Nutanix revealed the findings of its Enterprise Cloud Index Report for the financial services sector, measuring financial firms’ plans for adopting private, public and hybrid clouds. The report revealed that the financial sector outpaces other industries in the adoption of hybrid cloud, with the deployment of hybrid cloud reaching 21% penetration today, compared to the global average of 18.5%.
Financial services firms today are facing mounting competitive pressure to streamline operations while delivering a differentiated experience to their customers, including leveraging new technologies such as blockchain. This FinTech revolution, combined with the growing burdens of regulatory compliance, data privacy, and security issues are pushing CIOs to fundamentally transform the technological underpinnings of their institutions. The report reveals exactly how the financial services industry is embracing the capabilities of cloud computing to address these needs.
It is also abundantly clear from the survey results that many financial organisations are still struggling with modernising their outdated legacy IT architectures and processes, resulting in inefficient operations and potential vulnerability to data breaches. In fact, the report revealed financial services run more traditional data centres than other industries, with 46% penetration. Despite their progressiveness on the hybrid cloud front, financial organisations have lower usage levels of private clouds than any other industry, at 29% penetration compared to the average of 33%.
Like other industries, the financial services sector cites security and compliance as the top factor in deciding where to run its workloads. Nearly all respondents also indicated that performance, management, and TCO are critical factors in the decision. However, more than 25% cited these same factors as challenges with adopting public cloud. In other words, as is often the case with new IT solutions, the most important criteria are also the most difficult to achieve. This could account for part of the disparity between the high desire to adopt hybrid cloud, and today’s relatively low hybrid cloud penetration levels of just 21% in the financial services sector.

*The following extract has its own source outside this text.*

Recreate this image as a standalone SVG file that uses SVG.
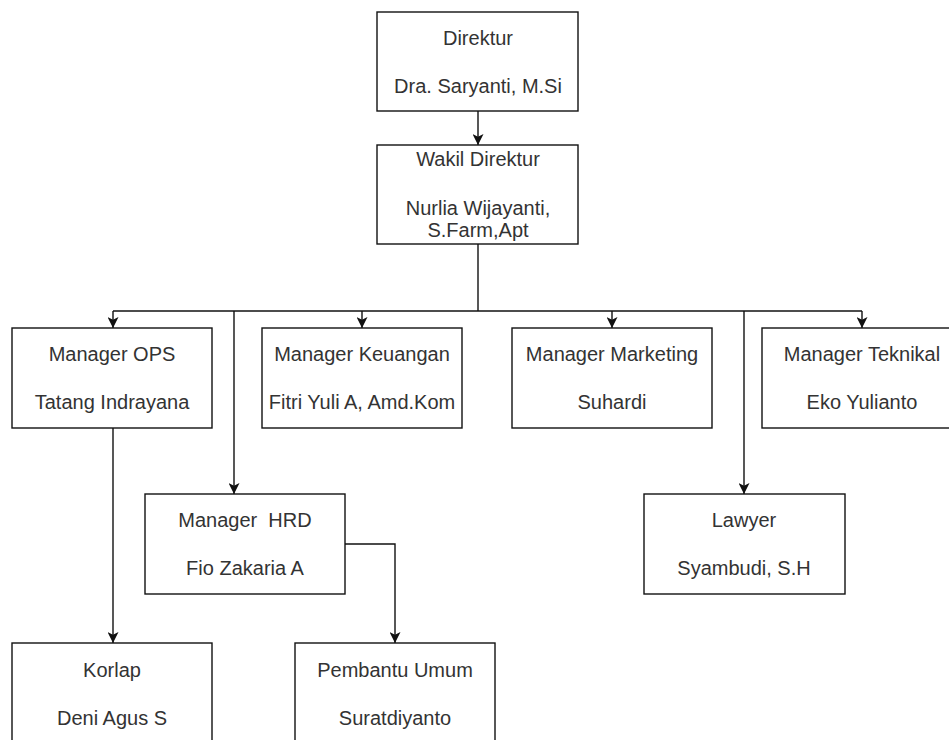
<svg xmlns="http://www.w3.org/2000/svg" width="949" height="740" viewBox="0 0 949 740">
<style>
.box{fill:#fff;stroke:#111;stroke-width:1.4}
.t{font-family:"Liberation Sans",Arial,sans-serif;font-size:20px;fill:#333;text-anchor:middle}
.c{fill:none;stroke:#111;stroke-width:1.4}
</style>
<defs>
<marker id="ah" viewBox="0 0 10 10" refX="10" refY="5" markerWidth="12" markerHeight="11" markerUnits="userSpaceOnUse" orient="auto">
<path d="M0,0 L10,5 L0,10 L2.5,5 Z" fill="#111"/>
</marker>
</defs>
<rect width="949" height="740" fill="#fff"/>
<g id="connectors">
<path class="c" d="M478,111 V145" marker-end="url(#ah)"/>
<path class="c" d="M478,244 V311"/>
<path class="c" d="M113,311 H862"/>
<path class="c" d="M113,311 V328" marker-end="url(#ah)"/>
<path class="c" d="M362,311 V328" marker-end="url(#ah)"/>
<path class="c" d="M612,311 V328" marker-end="url(#ah)"/>
<path class="c" d="M862,311 V328" marker-end="url(#ah)"/>
<path class="c" d="M234,311 V494" marker-end="url(#ah)"/>
<path class="c" d="M744,311 V494" marker-end="url(#ah)"/>
<path class="c" d="M113,428 V643" marker-end="url(#ah)"/>
<path class="c" d="M345,544 H395 V643" marker-end="url(#ah)"/>
</g>
<g id="direktur">
<rect class="box" x="377" y="12" width="201" height="99"/>
<text class="t" x="478" y="45">Direktur</text>
<text class="t" x="478" y="93">Dra. Saryanti, M.Si</text>
</g>
<g id="wakil">
<rect class="box" x="377" y="145" width="201" height="99"/>
<text class="t" x="478" y="166">Wakil Direktur</text>
<text class="t" x="478" y="215">Nurlia Wijayanti,</text>
<text class="t" x="478" y="237">S.Farm,Apt</text>
</g>
<g id="ops">
<rect class="box" x="12" y="328" width="200" height="100"/>
<text class="t" x="112" y="361">Manager OPS</text>
<text class="t" x="112" y="409">Tatang Indrayana</text>
</g>
<g id="keuangan">
<rect class="box" x="262" y="328" width="200" height="100"/>
<text class="t" x="362" y="361">Manager Keuangan</text>
<text class="t" x="362" y="409">Fitri Yuli A, Amd.Kom</text>
</g>
<g id="marketing">
<rect class="box" x="512" y="328" width="200" height="100"/>
<text class="t" x="612" y="361">Manager Marketing</text>
<text class="t" x="612" y="409">Suhardi</text>
</g>
<g id="teknikal">
<rect class="box" x="762" y="328" width="200" height="100"/>
<text class="t" x="862" y="361">Manager Teknikal</text>
<text class="t" x="862" y="409">Eko Yulianto</text>
</g>
<g id="hrd">
<rect class="box" x="145" y="494" width="200" height="100"/>
<text class="t" x="245" y="527" xml:space="preserve">Manager  HRD</text>
<text class="t" x="245" y="575">Fio Zakaria A</text>
</g>
<g id="lawyer">
<rect class="box" x="644" y="494" width="201" height="100"/>
<text class="t" x="744" y="527">Lawyer</text>
<text class="t" x="744" y="575">Syambudi, S.H</text>
</g>
<g id="korlap">
<rect class="box" x="12" y="643" width="200" height="100"/>
<text class="t" x="112" y="677">Korlap</text>
<text class="t" x="112" y="725">Deni Agus S</text>
</g>
<g id="pembantu">
<rect class="box" x="295" y="643" width="200" height="100"/>
<text class="t" x="395" y="677">Pembantu Umum</text>
<text class="t" x="395" y="725">Suratdiyanto</text>
</g>
</svg>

The bullish outlook for hybrid cloud adoption globally and across industries is reflective of an IT landscape growing increasingly automated and flexible enough that enterprises have the choice to buy, build, or rent their IT infrastructure resources based on fast transforming application requirements.
91% of financial services organisations surveyed said that hybrid cloud was the ideal IT model. This belief in hybrid cloud, and the fact that the sector has higher than industry average adoption of hybrid cloud, is likely driven by the recognised need for digital transformation. Yet conversely, the data shows a lower adoption of private clouds than the global average across industries. This might be explained by the fact that portions of the financial services space have been change-averse and also an indication of the overall complexity of modernising existing legacy infrastructures.
“Increased competitive pressure combined with higher security risks and new regulations will require all of the industry to look at modernising their IT infrastructure,” said Chris Kozup, SVP of Global Marketing at Nutanix. “The current relatively high adoption of hybrid cloud in the financial services industry shows that financial firms recognise the benefits of a hybrid cloud infrastructure for increased agility, security, and performance. However, the reality is that financial services firms still struggle to enable IT transformation, even though it is critical for their future.”
To create this report, Nutanix commissioned Vanson Bourne to survey more than 2,300 IT decision makers, including 333 worldwide financial services organisations, about where they are running their business applications today, where they plan to run them in the future, what their cloud challenges are and how their cloud initiatives stack up against other IT projects and priorities. The survey included respondents from multiple industries, business sizes and geographies in the Americas; Europe, the Middle East, Africa (EMEA); and Asia-Pacific and Japan (APJ) regions.